# Start of Record set

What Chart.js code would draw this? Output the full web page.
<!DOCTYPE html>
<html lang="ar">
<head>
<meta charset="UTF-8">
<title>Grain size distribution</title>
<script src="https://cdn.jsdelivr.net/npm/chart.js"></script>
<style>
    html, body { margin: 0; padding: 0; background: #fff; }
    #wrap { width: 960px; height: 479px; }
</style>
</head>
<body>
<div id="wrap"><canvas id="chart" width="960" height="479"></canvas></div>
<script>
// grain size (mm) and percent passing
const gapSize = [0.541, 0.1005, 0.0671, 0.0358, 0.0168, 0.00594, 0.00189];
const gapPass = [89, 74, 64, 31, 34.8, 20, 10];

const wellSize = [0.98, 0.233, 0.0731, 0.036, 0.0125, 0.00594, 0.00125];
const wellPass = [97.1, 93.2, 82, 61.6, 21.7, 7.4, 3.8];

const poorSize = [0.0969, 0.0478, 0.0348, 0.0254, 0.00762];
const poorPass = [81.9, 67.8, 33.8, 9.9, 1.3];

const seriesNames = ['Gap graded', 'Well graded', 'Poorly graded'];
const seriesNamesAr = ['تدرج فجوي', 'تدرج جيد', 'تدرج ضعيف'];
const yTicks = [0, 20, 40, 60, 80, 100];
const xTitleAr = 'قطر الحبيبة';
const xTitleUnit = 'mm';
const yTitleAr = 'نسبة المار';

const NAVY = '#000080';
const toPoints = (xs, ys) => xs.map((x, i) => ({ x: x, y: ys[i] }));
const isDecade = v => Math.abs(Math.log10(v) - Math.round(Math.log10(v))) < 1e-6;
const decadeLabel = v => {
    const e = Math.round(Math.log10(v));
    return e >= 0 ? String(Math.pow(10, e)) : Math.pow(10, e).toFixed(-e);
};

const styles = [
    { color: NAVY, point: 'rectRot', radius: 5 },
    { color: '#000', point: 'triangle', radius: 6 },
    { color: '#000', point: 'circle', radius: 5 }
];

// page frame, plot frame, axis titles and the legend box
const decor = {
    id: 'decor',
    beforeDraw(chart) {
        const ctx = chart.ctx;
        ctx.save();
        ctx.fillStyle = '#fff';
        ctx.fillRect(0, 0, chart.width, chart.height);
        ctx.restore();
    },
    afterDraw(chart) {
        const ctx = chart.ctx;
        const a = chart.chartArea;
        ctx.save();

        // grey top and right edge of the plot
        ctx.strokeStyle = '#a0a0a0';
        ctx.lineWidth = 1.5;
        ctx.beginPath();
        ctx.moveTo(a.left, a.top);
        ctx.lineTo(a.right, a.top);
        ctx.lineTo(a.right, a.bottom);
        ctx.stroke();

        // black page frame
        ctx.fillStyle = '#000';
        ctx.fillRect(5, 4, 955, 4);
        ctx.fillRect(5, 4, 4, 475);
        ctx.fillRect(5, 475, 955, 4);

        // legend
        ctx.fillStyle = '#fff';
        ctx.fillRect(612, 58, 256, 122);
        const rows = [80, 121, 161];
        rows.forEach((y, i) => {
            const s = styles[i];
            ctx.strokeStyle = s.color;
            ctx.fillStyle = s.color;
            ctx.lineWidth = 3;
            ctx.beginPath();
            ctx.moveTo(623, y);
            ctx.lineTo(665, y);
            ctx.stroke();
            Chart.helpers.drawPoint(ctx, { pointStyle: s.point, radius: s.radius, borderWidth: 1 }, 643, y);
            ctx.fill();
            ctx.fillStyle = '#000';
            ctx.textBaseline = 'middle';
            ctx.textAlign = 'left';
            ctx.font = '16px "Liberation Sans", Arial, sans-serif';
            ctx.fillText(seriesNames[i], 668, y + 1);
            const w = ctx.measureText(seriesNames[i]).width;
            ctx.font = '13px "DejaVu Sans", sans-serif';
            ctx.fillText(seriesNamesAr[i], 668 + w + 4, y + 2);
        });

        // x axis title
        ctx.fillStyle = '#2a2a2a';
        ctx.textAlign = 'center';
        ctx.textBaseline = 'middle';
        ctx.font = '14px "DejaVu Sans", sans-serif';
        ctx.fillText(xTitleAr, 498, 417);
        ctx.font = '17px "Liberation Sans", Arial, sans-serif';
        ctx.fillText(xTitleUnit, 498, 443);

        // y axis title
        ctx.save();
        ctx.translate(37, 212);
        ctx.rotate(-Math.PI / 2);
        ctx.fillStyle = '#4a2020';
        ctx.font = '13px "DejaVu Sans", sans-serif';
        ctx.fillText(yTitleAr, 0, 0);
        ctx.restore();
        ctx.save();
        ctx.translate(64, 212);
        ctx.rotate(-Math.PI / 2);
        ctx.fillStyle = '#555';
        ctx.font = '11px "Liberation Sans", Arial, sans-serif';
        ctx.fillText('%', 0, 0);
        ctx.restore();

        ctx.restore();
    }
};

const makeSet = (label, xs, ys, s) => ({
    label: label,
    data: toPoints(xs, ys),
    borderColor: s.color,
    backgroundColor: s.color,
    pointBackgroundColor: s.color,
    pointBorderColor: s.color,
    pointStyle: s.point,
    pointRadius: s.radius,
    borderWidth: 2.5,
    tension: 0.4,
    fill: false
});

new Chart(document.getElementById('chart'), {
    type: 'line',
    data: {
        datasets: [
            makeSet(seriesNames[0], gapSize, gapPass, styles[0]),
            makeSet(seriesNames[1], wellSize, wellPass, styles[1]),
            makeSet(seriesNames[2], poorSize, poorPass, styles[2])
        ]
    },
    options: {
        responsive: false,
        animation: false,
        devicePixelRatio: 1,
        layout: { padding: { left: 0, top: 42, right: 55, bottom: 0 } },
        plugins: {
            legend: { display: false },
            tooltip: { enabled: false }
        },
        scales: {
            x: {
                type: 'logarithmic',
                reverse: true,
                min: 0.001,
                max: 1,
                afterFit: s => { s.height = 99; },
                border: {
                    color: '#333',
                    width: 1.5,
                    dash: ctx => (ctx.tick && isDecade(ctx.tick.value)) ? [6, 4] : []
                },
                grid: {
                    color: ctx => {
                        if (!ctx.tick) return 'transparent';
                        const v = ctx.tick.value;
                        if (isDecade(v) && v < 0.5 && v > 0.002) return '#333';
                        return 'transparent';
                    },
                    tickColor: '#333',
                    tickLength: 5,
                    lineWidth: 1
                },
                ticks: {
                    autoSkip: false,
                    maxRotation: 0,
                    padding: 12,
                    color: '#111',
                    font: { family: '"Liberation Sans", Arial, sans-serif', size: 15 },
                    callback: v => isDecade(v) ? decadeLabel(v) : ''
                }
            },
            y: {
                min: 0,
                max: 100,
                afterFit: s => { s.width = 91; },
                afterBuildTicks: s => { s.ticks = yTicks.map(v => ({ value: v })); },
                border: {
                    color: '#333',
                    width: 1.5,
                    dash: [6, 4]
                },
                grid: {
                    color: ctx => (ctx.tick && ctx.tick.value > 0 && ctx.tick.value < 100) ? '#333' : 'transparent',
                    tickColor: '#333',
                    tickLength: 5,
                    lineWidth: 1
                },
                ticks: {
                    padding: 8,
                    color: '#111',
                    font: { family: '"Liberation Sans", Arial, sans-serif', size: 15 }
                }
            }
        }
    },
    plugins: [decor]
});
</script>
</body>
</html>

# End of Record set
# Start of Record set

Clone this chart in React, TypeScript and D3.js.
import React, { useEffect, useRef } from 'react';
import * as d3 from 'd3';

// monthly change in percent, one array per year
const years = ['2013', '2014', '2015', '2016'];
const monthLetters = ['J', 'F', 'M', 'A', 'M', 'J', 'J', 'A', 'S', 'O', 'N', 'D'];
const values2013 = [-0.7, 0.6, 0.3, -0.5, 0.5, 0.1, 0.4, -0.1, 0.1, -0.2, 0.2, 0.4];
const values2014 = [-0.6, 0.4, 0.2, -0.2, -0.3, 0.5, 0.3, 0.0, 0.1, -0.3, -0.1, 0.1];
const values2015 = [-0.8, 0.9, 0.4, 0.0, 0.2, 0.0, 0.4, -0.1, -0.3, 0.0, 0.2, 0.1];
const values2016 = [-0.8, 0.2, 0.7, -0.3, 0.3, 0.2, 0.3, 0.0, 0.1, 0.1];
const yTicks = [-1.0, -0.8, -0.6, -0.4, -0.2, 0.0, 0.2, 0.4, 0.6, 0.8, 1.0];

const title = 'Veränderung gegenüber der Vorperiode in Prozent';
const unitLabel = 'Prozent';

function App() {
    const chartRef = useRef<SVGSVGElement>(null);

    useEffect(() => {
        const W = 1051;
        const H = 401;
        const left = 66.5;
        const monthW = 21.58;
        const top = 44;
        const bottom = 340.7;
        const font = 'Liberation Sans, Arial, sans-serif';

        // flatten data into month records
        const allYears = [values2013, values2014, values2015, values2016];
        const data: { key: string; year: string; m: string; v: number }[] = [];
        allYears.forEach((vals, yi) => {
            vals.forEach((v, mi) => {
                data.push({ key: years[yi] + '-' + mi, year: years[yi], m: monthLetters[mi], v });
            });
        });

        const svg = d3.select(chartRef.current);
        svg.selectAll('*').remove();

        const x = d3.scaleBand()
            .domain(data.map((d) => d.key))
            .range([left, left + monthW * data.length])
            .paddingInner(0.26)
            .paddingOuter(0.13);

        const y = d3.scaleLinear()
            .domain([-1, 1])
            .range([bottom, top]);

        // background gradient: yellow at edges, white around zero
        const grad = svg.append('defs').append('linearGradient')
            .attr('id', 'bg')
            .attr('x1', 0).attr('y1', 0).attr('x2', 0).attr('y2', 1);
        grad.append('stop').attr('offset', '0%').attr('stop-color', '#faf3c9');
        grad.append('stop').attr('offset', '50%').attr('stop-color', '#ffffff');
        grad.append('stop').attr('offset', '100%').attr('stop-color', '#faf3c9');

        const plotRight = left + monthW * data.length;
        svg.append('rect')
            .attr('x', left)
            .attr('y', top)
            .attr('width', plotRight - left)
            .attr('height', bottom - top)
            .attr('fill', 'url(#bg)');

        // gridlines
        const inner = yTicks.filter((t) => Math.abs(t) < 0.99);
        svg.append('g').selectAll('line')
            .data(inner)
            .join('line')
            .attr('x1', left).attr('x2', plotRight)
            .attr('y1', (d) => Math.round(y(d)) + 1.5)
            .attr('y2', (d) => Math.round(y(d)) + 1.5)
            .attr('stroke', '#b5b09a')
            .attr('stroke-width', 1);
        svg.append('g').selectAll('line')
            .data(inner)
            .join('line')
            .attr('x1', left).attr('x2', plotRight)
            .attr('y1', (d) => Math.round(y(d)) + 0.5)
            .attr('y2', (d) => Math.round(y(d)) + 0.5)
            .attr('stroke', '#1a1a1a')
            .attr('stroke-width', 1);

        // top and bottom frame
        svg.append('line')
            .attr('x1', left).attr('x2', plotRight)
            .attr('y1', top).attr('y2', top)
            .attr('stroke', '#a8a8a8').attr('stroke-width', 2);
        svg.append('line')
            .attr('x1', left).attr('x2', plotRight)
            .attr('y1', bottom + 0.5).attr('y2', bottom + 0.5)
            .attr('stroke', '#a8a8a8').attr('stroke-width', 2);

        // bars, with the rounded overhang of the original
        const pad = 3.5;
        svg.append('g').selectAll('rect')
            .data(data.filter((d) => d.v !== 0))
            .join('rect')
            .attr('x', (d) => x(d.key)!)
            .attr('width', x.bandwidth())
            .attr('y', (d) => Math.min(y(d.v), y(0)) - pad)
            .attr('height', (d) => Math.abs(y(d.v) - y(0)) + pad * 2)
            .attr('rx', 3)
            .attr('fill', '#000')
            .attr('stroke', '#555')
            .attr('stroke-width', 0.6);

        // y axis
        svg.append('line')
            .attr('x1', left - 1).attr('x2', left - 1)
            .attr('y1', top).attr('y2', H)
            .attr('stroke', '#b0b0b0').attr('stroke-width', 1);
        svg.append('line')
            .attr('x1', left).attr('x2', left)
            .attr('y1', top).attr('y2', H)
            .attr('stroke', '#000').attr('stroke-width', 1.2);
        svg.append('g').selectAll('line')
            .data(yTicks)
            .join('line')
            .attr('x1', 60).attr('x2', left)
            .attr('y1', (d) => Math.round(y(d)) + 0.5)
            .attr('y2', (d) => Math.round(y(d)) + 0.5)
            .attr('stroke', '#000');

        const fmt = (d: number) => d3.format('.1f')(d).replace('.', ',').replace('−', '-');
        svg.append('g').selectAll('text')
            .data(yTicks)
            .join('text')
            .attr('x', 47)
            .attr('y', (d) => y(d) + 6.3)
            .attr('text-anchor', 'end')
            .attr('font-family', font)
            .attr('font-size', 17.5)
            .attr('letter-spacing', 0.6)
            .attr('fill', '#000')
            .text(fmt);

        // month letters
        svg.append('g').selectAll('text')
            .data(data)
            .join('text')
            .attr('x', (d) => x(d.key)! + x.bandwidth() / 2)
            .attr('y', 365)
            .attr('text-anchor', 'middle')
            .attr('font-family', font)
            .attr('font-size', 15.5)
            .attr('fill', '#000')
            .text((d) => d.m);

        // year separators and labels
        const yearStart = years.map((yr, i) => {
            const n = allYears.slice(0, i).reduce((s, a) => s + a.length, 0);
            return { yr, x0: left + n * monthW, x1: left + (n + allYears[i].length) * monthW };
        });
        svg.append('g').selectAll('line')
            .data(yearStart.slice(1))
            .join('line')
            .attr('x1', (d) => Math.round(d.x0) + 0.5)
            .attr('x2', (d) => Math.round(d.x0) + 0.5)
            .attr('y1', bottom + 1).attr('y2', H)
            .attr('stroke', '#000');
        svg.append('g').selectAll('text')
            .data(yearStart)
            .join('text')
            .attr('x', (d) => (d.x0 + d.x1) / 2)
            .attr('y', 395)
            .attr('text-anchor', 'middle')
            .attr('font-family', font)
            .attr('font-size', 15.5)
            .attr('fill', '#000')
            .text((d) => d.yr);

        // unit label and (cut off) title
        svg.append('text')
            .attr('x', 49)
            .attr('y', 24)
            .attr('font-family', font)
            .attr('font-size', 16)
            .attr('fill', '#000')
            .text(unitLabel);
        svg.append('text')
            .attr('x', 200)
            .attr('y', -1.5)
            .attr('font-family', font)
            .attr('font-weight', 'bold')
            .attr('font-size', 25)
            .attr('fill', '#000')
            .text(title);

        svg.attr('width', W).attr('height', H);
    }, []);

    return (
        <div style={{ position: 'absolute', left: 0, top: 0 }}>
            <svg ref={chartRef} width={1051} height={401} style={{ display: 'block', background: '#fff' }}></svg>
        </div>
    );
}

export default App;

# End of Record set
# Start of Record set

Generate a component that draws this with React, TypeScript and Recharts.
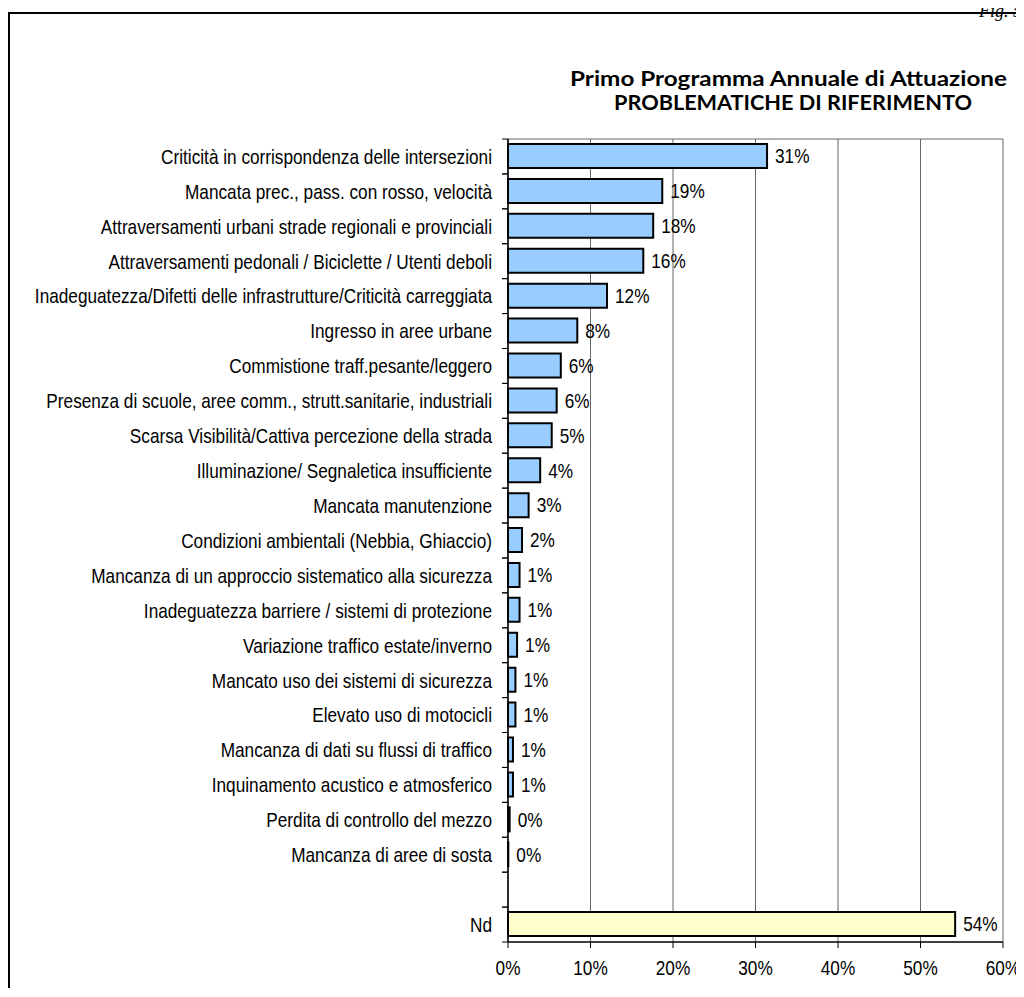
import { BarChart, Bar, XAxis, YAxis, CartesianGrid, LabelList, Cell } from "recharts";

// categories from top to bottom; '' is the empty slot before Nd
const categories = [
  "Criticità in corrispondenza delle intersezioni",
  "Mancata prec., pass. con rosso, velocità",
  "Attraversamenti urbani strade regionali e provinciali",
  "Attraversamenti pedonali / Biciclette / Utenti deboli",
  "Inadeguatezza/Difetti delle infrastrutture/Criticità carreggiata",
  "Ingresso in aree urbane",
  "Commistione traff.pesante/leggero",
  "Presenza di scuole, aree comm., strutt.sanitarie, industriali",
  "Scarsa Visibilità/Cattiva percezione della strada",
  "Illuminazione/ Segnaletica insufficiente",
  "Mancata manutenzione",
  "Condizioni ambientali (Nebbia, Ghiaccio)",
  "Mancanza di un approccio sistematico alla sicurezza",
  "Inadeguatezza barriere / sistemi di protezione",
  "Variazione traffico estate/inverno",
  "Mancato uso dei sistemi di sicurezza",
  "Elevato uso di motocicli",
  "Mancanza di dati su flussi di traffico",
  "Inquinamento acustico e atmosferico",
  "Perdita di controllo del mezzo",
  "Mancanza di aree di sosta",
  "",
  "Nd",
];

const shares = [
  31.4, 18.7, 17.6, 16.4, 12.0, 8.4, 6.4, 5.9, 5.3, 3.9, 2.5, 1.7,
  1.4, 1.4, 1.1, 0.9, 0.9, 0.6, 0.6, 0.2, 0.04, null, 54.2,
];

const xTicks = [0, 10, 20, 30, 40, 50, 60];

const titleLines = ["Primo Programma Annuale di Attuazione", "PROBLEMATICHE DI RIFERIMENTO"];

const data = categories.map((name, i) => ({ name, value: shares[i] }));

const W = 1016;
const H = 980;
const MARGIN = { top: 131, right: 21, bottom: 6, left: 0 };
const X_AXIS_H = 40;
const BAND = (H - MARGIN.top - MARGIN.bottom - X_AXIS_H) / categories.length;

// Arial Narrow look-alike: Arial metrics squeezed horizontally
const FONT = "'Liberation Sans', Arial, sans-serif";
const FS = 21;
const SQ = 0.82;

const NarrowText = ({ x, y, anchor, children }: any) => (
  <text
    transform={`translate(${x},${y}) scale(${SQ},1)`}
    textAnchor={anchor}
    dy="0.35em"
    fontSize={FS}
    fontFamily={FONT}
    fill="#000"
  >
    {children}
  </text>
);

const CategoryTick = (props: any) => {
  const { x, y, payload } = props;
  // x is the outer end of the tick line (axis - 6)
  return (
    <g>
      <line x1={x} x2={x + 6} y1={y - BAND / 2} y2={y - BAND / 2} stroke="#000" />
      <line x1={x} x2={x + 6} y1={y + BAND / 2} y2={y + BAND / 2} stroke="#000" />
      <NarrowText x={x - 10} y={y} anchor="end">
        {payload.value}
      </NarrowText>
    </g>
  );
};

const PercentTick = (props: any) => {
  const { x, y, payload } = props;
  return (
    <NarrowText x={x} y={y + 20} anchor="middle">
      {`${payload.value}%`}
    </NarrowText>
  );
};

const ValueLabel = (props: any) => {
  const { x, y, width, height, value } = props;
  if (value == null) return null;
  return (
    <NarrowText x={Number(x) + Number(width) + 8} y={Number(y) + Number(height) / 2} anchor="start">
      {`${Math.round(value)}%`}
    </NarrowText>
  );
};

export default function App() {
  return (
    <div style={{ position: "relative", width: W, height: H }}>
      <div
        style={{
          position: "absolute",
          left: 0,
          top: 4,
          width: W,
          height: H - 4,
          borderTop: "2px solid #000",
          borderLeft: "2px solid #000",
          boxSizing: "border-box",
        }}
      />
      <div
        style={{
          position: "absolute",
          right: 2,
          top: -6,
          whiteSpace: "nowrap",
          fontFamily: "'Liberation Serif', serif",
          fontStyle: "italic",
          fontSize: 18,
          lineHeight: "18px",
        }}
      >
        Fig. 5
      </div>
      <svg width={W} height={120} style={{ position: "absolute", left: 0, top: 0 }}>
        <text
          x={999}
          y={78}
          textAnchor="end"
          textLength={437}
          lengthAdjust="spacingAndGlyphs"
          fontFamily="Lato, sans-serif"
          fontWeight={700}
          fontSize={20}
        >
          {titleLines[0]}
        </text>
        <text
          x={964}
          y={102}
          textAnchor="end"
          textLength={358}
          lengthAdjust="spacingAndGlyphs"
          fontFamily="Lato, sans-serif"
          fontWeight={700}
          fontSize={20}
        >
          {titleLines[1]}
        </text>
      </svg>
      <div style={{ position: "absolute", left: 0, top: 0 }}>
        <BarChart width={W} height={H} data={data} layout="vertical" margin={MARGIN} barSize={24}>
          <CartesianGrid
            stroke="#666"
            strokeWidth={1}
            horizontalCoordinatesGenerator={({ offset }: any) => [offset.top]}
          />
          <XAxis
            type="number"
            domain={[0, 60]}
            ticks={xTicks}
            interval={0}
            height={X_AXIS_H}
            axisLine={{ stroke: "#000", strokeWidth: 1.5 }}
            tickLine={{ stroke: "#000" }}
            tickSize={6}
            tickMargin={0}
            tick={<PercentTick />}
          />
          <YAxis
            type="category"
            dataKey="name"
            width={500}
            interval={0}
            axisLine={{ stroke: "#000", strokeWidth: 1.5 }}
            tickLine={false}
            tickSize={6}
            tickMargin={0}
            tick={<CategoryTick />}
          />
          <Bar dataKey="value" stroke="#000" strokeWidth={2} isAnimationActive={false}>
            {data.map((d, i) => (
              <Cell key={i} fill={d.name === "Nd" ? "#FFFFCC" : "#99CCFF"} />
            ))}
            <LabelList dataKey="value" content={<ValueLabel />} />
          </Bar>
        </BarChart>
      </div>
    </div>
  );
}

# End of Record set

▶ [Request]
Begin with the line that contains "Generate a component" and end with the line that contains "CartesianGrid, LabelList, Cell"; write out both and all lines between exactly, but no pictures.

▶ [Task answer]
Generate a component that draws this with React, TypeScript and Recharts.
import { BarChart, Bar, XAxis, YAxis, CartesianGrid, LabelList, Cell } from "recharts";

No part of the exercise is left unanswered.